Two Master of Fine Arts students from UBC’s Okanagan campus are taking over the Woodhaven Nature Conservancy from October 22 to 25 for an interactive, site-specific performance art piece.
Lara Haworth and Nicole Cormaci, co-creators of the project, say visitors to Woodhaven can expect to encounter and interact with a fully functional border patrol unit, on duty from 7 a.m. to 8 p.m. daily.
“We will have uniforms, a processing booth, infrastructure, visa forms — the works,” says Haworth. “We will also be inviting participants from the community to play border agents under our work experience program.
“Of course, this is a performance art piece, so there is a high level of playfulness and absurdity going on in here.”
The objective of the piece, titled Woodhaven Customs and Border Patrol (WCBP): Securing Woodhaven’s Borders, is to get people thinking about the way they cross borders, as well as how boundaries are created, protected and managed.
“In the piece we are asking questions about the separation of wilderness spaces from civilization — or, nature from culture — and also asking pretty fundamental questions about the existence of borders — national, regional, provincial,” says Haworth. “Hopefully, what it will do is provoke an understanding that the wilderness is political as well.”
Haworth and Cormaci have been developing the performance since March, and will be performing as border agents. They say the piece is designed for people of all ages — including children — and encourage the community to take the opportunity to come out for a brand-new adventure at a well-loved Okanagan park.
“WCBP is an interactive exhibit that stems partially from our realization that crossing a border is an intensely theatrical experience,” says Cormaci. “We wanted to explore the often absurd performances that take place at the border and hope it will start new conversations.”

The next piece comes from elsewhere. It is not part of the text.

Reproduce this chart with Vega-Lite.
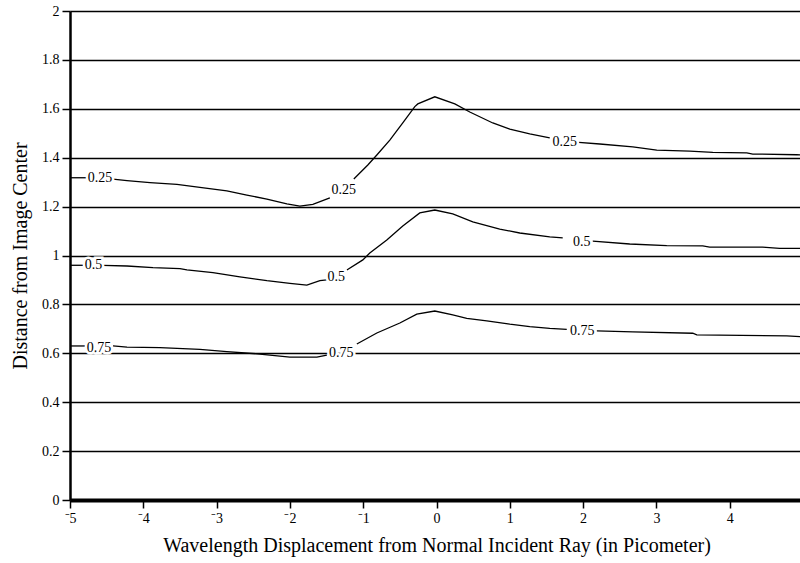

The performance art piece is part of a larger project called the Woodhaven Eco-Art Project, created by Nancy Holmes and supported by the Hampton Grant, to bring together university faculty, graduate students and local artists for various eco-friendly art projects that promote environmental awareness about fragile ecosystems, endangered species, the challenges of stewardship, and Kelowna’s history of environmental activism.
An art opening, which will include WCBP and work by other artists including Lori Mairs, Jim Kalnin, Lois Huey-Heck, will take place on Sunday, Oct. 24, from 1:30 p.m. to 3:30 p.m. in the park.